Why a sidecar instead of in-process: in-process ORT (via hugot) saturates CPU during indexing on Apple Silicon — there's no GPU acceleration path (vaultmind#34). The sidecar pattern moves heavy inference behind a JSON contract, isolating vaultmind core from the inference engine choice. Today the engine is PyTorch+MPS; tomorrow it could be CoreML or MLX without touching the Go side.
Lifecycle: the embedder spawns the Python subprocess in NewSidecarBGEM3. Close() tears it down. Per-batch round-trips happen via Send (write JSON line to stdin, read JSON line from stdout). Mutex serializes access since the protocol is synchronous request/response on a single FD pair.
func NewSidecarBGEM3 ¶
func NewSidecarBGEM3(cfg SidecarBGEM3Config) (*SidecarBGEM3Embedder, error)
NewSidecarBGEM3 spawns the Python sidecar and waits for its ready signal. Returns an error if the subprocess fails to start, the Python imports fail, or the model can't be loaded. The caller MUST defer Close() to reap the subprocess.
func (*SidecarBGEM3Embedder) Close ¶
func (e *SidecarBGEM3Embedder) Close() error
Close terminates the sidecar process.
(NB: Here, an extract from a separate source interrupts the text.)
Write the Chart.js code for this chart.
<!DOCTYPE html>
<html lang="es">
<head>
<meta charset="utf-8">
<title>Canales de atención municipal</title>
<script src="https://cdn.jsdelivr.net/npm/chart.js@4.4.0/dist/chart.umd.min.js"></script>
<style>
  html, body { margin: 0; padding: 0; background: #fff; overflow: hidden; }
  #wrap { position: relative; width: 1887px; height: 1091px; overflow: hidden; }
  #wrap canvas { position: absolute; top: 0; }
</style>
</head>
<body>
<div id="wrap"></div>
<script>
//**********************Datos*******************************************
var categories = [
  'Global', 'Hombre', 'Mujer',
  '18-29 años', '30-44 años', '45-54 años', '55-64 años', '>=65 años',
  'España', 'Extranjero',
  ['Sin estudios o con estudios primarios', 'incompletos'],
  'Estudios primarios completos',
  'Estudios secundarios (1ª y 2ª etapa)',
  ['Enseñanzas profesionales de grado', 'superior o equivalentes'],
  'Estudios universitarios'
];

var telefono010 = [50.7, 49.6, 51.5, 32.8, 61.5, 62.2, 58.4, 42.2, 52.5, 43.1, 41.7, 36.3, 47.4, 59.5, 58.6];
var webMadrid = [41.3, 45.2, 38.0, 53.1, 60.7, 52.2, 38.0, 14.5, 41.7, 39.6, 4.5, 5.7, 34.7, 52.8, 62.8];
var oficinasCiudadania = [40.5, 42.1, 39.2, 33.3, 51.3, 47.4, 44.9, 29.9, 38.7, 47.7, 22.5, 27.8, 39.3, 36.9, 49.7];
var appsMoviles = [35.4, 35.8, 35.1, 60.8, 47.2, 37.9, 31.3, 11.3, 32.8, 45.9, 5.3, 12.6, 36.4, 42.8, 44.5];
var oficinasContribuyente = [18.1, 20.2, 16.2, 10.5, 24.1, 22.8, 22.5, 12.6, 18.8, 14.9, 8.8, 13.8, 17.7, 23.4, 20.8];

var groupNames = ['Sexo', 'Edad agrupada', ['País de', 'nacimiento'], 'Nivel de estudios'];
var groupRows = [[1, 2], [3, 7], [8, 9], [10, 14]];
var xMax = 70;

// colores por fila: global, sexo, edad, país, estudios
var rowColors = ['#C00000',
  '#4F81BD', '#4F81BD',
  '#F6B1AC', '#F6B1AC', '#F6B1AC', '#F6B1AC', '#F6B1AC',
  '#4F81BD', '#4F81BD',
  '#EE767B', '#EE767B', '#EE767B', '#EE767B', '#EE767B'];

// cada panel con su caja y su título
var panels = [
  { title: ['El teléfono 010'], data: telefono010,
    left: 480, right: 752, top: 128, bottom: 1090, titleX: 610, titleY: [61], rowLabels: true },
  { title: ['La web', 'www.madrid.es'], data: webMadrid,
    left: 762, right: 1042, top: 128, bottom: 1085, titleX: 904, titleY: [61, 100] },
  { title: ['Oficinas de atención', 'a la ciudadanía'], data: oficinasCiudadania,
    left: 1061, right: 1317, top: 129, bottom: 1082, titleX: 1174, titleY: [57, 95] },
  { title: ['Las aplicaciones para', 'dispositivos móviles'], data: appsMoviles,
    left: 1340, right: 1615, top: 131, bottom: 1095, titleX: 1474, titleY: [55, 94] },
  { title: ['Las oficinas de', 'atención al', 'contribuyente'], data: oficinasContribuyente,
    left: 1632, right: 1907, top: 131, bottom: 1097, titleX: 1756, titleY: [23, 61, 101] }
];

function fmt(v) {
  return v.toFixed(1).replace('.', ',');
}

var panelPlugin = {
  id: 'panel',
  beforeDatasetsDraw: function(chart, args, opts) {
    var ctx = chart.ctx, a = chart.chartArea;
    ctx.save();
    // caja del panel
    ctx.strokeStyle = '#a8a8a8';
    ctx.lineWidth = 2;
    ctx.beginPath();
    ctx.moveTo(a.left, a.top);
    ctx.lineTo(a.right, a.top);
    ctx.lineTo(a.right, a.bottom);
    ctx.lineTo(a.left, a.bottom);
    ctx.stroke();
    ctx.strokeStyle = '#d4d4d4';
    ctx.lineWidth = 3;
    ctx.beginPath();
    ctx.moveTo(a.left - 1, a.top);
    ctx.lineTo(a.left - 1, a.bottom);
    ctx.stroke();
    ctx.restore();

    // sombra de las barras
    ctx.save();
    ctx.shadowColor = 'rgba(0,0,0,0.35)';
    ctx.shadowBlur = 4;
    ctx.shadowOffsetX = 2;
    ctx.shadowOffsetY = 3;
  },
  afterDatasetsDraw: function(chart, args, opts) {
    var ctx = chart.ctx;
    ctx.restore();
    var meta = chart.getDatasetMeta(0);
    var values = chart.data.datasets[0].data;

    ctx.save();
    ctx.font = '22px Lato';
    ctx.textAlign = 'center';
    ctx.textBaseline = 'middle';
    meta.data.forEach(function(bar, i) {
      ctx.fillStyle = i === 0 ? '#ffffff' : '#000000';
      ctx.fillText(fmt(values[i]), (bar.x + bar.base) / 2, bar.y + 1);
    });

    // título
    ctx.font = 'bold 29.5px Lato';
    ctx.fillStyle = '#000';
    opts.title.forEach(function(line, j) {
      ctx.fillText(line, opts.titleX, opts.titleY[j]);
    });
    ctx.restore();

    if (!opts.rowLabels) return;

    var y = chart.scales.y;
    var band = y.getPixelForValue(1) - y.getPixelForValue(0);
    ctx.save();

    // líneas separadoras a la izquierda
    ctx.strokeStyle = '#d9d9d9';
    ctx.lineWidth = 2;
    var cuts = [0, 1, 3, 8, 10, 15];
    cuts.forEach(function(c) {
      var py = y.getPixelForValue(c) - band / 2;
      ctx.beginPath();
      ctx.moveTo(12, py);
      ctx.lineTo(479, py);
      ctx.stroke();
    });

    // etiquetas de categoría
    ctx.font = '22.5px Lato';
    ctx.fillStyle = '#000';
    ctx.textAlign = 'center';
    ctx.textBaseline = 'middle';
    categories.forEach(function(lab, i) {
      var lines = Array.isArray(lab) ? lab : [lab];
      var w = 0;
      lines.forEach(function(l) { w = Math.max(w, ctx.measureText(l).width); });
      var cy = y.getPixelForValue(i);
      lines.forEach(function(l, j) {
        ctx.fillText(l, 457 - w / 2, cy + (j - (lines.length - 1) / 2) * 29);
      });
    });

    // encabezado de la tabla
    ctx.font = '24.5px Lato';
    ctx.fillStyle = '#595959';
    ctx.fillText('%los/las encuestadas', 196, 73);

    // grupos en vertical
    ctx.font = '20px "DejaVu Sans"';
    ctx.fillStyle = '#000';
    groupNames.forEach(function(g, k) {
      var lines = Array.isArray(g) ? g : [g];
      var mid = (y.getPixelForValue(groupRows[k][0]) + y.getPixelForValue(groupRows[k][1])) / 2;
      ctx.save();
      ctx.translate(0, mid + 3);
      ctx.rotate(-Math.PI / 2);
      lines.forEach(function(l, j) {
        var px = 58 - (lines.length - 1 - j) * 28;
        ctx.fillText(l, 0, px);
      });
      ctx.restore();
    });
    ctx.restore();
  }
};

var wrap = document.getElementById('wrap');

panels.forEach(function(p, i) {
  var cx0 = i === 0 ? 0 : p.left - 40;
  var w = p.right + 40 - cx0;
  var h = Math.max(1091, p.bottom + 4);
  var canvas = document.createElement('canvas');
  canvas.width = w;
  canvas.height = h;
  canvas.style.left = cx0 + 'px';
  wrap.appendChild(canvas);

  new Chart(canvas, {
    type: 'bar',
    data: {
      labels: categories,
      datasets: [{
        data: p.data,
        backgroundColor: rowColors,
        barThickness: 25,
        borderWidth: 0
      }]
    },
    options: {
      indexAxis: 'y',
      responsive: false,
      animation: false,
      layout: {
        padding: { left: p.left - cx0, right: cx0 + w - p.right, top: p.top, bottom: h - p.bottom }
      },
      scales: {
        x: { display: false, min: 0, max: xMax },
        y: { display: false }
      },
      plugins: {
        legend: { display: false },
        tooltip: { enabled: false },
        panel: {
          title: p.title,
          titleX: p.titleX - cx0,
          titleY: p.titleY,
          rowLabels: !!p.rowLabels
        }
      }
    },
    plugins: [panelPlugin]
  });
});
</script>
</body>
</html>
Safe to call multiple times.
func (*SidecarBGEM3Embedder) Device ¶
func (e *SidecarBGEM3Embedder) Device() string
Device reports the device the sidecar selected ("mps" or "cpu"). Useful for the doctor / index summary so the operator sees acceleration.
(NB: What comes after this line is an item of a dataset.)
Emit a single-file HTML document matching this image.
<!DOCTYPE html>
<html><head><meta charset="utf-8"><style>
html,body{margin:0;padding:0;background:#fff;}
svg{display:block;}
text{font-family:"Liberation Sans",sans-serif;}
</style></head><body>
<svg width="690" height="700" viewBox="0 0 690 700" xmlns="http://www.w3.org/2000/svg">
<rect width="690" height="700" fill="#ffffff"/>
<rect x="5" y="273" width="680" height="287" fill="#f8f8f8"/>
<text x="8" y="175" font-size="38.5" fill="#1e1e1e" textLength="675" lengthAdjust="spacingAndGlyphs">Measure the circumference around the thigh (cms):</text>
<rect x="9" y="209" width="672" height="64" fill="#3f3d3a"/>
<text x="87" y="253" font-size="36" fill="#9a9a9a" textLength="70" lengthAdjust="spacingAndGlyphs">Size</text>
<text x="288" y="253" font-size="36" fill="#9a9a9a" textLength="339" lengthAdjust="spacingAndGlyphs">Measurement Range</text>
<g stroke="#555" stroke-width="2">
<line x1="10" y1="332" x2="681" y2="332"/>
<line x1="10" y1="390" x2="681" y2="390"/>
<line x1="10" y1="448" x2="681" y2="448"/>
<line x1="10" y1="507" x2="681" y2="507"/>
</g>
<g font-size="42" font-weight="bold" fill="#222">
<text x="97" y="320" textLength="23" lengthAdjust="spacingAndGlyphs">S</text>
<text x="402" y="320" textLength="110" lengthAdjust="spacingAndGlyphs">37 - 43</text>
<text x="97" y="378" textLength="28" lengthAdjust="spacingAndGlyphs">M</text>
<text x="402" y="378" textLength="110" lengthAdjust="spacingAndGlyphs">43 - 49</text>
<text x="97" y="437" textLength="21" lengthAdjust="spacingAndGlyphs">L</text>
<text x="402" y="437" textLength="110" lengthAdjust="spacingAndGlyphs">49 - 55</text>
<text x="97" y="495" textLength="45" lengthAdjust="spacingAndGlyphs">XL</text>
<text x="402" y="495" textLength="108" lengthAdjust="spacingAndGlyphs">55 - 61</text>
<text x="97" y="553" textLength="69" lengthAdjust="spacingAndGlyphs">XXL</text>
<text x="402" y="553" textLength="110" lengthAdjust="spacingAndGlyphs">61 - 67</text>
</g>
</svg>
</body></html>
func (*SidecarBGEM3Embedder) Dims ¶
func (e *SidecarBGEM3Embedder) Dims() int
Dims reports the dense embedding dimensionality.
func (*SidecarBGEM3Embedder) EmbedBatch ¶
EmbedBatch produces dense embeddings for a batch via the sidecar.
func (*SidecarBGEM3Embedder) EmbedFull ¶
func (e *SidecarBGEM3Embedder) EmbedFull(ctx context.Context, text string) (*BGEM3Output, error)
EmbedFull is the singleton form of EmbedFullBatch.
func (*SidecarBGEM3Embedder) EmbedFullBatch ¶
func (e *SidecarBGEM3Embedder) EmbedFullBatch(_ context.Context, texts []string) ([]*BGEM3Output, error)
EmbedFullBatch sends a batch of texts to the sidecar and parses the response. Tokens are sparse-key strings in the JSON; we parse to int32 here so the sidecar protocol stays portable across languages.